Vincent's grave is opened and his casket discovered to be empty, with marks indicating the body was recently taken. Laura confesses to Moretti that she killed Vincent at his own request when the persecution of the public got to be too much to bear. Alone at home, she sees a shadowy figure she believes is Vincent before falling in terror over a banister to her death. At Moretti's home, just after he leaves an answering machine message to Giacomo about a break in the case, the same figure appears and recites the nursery rhyme, frightening Moretti into a fatal heart attack.

Giacomo and Gloria see Leone carrying a life-sized dwarf puppet and follow him to a house where they discover a workshop filled with puppets and Leone dead of a deep wound to his face. Betti's father appears and shoots Giacomo in his shoulder. After changing his mind about killing Giacomo, he apologizes to Lorenzo, who has arrived with Gloria, and shoots himself in the head. Giacomo realizes the killer in both series of murders was the same person, and not a dwarf, but a child in 1983, and now an adult able to kill in a much wider area.
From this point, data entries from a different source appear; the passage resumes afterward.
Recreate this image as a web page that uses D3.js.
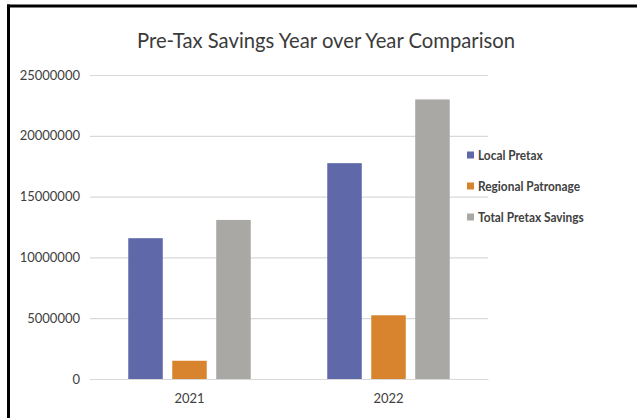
<!DOCTYPE html>
<html>
<head>
<meta charset="utf-8">
<script src="https://cdn.jsdelivr.net/npm/d3@7"></script>
<style>
  html, body { margin: 0; padding: 0; background: #fff; }
  svg { display: block; }
  text { font-family: Lato, "Open Sans", sans-serif; }
</style>
</head>
<body>
<svg id="chart" width="637" height="418"></svg>
<script>
// Savings by year, per series
const years = ["2021", "2022"];
const seriesNames = ["Local Pretax", "Regional Patronage", "Total Pretax Savings"];
const localPretax = [11580000, 17750000];
const regionalPatronage = [1500000, 5240000];
const totalPretaxSavings = [13080000, 22990000];
const yTicks = [0, 5000000, 10000000, 15000000, 20000000, 25000000];
const colors = ["#5f69aa", "#d8842f", "#aaa8a4"];

const seriesValues = [localPretax, regionalPatronage, totalPretaxSavings];
const rows = years.map((y, i) => ({
  year: y,
  values: seriesNames.map((s, j) => ({ key: s, value: seriesValues[j][i] }))
}));

const svg = d3.select("#chart");
const W = 637, H = 418;
const plot = { left: 90, right: 488, top: 75, bottom: 379 };

svg.append("rect").attr("width", W).attr("height", H).attr("fill", "#fff");

// frame edges (top and left)
svg.append("line").attr("x1", 7).attr("x2", W).attr("y1", 6).attr("y2", 6)
  .attr("stroke", "#000").attr("stroke-width", 3);
svg.append("line").attr("x1", 8.5).attr("x2", 8.5).attr("y1", 4.5).attr("y2", H)
  .attr("stroke", "#000").attr("stroke-width", 3);

const y = d3.scaleLinear().domain([0, 25000000]).range([plot.bottom, plot.top]);
const x0 = d3.scaleBand().domain(years).range([plot.left, plot.right]).padding(0);
const x1 = d3.scaleBand().domain(seriesNames).range([0, x0.bandwidth()])
  .paddingInner(0.215).paddingOuter(0.87);

// gridlines + y labels
const yAxis = d3.axisLeft(y).tickValues(yTicks).tickFormat(d3.format("d"))
  .tickSize(-(plot.right - plot.left)).tickPadding(10);
const gy = svg.append("g").attr("transform", `translate(${plot.left},0)`).call(yAxis);
gy.select(".domain").remove();
gy.selectAll(".tick line").attr("stroke", "#d9d9d9").attr("stroke-width", 1.2);
gy.selectAll(".tick text").attr("fill", "#404040").attr("font-size", 13)
  .attr("x", -10);

// bars
const groups = svg.append("g").selectAll("g").data(rows).join("g")
  .attr("transform", d => `translate(${x0(d.year)},0)`);
groups.selectAll("rect").data(d => d.values).join("rect")
  .attr("x", d => x1(d.key))
  .attr("width", x1.bandwidth())
  .attr("y", d => y(d.value))
  .attr("height", d => y(0) - y(d.value))
  .attr("fill", (d, i) => colors[i]);

// baseline + category labels
const xAxis = d3.axisBottom(x0).tickSize(0).tickPadding(15);
const gx = svg.append("g").attr("transform", `translate(0,${plot.bottom})`).call(xAxis);
gx.select(".domain").attr("stroke", "#d9d9d9").attr("stroke-width", 1.2);
gx.selectAll(".tick text").attr("fill", "#404040").attr("font-size", 13);

// title
const title = svg.append("text")
  .attr("x", 326).attr("y", 48)
  .attr("text-anchor", "middle")
  .attr("font-family", "'Open Sans', Lato, sans-serif")
  .attr("font-size", 21)
  .attr("fill", "#3b3b3b")
  .text("Pre-Tax Savings Year over Year Comparison");
const tl = title.node().getComputedTextLength();
title.attr("textLength", 378).attr("lengthAdjust", "spacingAndGlyphs");

// legend
const legend = svg.append("g").attr("transform", "translate(467,155)");
const items = legend.selectAll("g").data(seriesNames).join("g")
  .attr("transform", (d, i) => `translate(0,${i * 31})`);
items.append("rect").attr("x", 0).attr("y", -3.5).attr("width", 7).attr("height", 7)
  .attr("fill", (d, i) => colors[i]);
items.append("text").attr("x", 11).attr("y", 0).attr("dy", "0.36em")
  .attr("font-size", 12.5).attr("font-weight", 700).attr("fill", "#404040")
  .text(d => d)
  .each(function () {
    const len = this.getComputedTextLength();
    d3.select(this).attr("textLength", len * 0.95).attr("lengthAdjust", "spacingAndGlyphs");
  });
</script>
</body>
</html>
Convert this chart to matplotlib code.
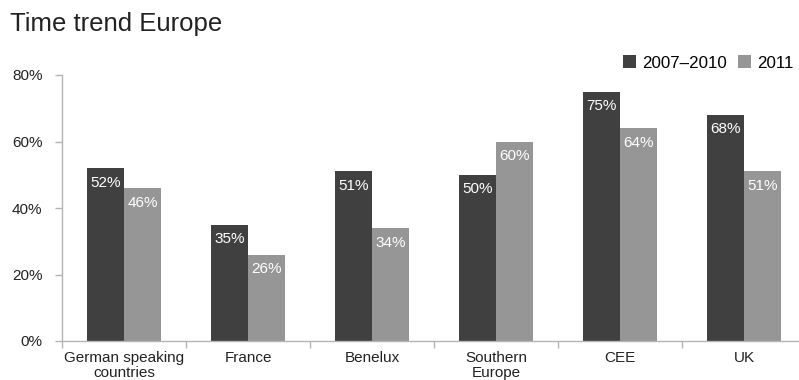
import matplotlib.pyplot as plt
import numpy as np

plt.rcParams['font.family'] = ['Liberation Sans', 'DejaVu Sans']

# Anteil je Region und Zeitraum
regionen = ['German speaking\ncountries', 'France', 'Benelux', 'Southern\nEurope', 'CEE', 'UK']
werte_2007_2010 = [52, 35, 51, 50, 75, 68]
werte_2011 = [46, 26, 34, 60, 64, 51]

dunkel = '#404040'
hell = '#969696'
achse = '#b4b4b4'

fig = plt.figure(figsize=(7.99, 3.8), dpi=100)
ax = fig.add_axes([62 / 799, 1 - 341 / 380, 744 / 799, 266 / 380])

x = np.arange(len(regionen))
breite = 0.3
balken1 = ax.bar(x - breite / 2, werte_2007_2010, breite, color=dunkel, label='2007–2010')
balken2 = ax.bar(x + breite / 2, werte_2011, breite, color=hell, label='2011')

# Werte als weiße Beschriftung im Balken
for balken in (balken1, balken2):
    for b in balken:
        ax.annotate(f'{b.get_height():.0f}%', (b.get_x() + b.get_width() / 2, b.get_height()),
                    xytext=(0, -10.5), textcoords='offset points', ha='center', va='center',
                    color='white', fontsize=11)

ax.set_xlim(-0.5, len(regionen) - 0.5)
ax.set_ylim(0, 80)
ax.set_yticks([0, 20, 40, 60, 80])
ax.set_yticklabels([f'{v}%' for v in [0, 20, 40, 60, 80]], fontsize=11, color='#222222')

# Striche an den Kategoriegrenzen, Beschriftung in der Mitte
ax.set_xticks(np.arange(-0.5, len(regionen), 1))
ax.set_xticklabels([])
ax.set_xticks(x, minor=True)
ax.set_xticklabels(regionen, minor=True, fontsize=11, color='#222222', linespacing=1.12)
ax.tick_params(axis='x', which='major', length=5, color=achse, width=1)
ax.tick_params(axis='x', which='minor', length=0, pad=7)
ax.tick_params(axis='y', length=5, color=achse, width=1, pad=9)

for s in ['top', 'right']:
    ax.spines[s].set_visible(False)
for s in ['left', 'bottom']:
    ax.spines[s].set_color(achse)
    ax.spines[s].set_linewidth(1)

fig.text(10 / 799, 1 - 31 / 380, 'Time trend Europe', fontsize=18.5, color='#222222', va='baseline')

fig.legend(loc='center left', bbox_to_anchor=(623 / 799, 1 - 63 / 380), ncol=2, frameon=False,
           fontsize=12.2, handlelength=0.75, handleheight=0.75, handletextpad=0.35, columnspacing=0.7,
           borderaxespad=0, borderpad=0)

fig.savefig('out.png', dpi=100)
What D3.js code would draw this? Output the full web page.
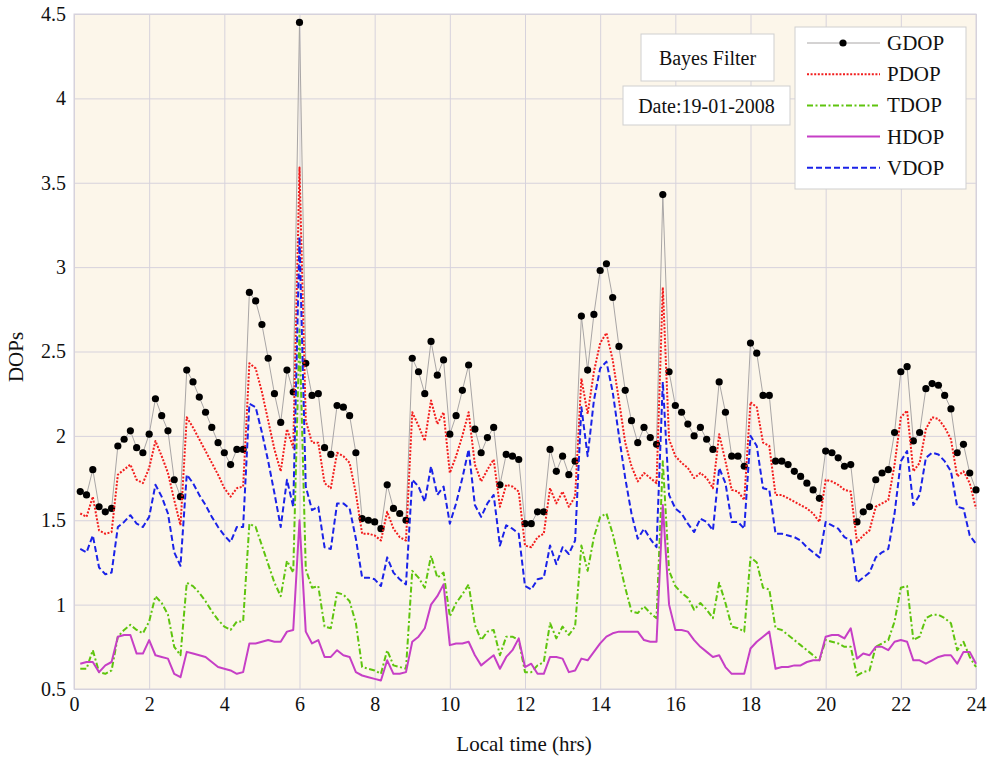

Giacomo confronts the killer, Lorenzo, realizing the hissing sound he heard during his mother Marta's murder was Lorenzo's asthma inhaler. Mr. Betti sent Lorenzo out of the country to stop him, then killed Leone when he was sure Lorenzo was killing again. Lorenzo smugly confesses he doesn't care that his father is dead, and was glad to return for the "game" of Giacomo trying to catch him. Lorenzo was driven mad by hallucinating animal noises coming from women and killing them accordingly based on the Crazy Farmer rhyme. His victims did not fear him in 1983 because of his young age, and when he went to Geneva and New York City, he slaughtered more people since the nursery rhyme was known internationally.

When Giacomo tries to grab a kitchen knife, Lorenzo pulls his own knife on Gloria and threatens to kill her if he doesn't leave. Giacomo complies long enough for Lorenzo to near a window, where the detective on the case shoots Betti through the face, killing him instantly. The police raid the apartment while Giacomo consoles Gloria.

== Critical reception ==

Sleepless received a mixed response from critics. On film review aggregator website Rotten Tomatoes the film has an approval rating of 55% based on 11 reviews, and is certified "rotten". BBC Online wrote, "If this movie commits one crime, it's that the rest of it is never quite as good as the bravura opening. Don't let your guard down, though, because there are some cruelly well executed set-pieces that are enrobed in a constant sense of dread." AllMovie gave the film a generally negative review, writing, "this feels like an Argento retread – the murder mystery recalls his 1971 Cat o' Nine Tails a little too much, and the overly familiar horrific elements (pace, editing, music, screaming) have little impact."

== Home media ==
The film was released on Blu-Ray and 4K Blu-Ray by Vinegar Syndrome in November 2025.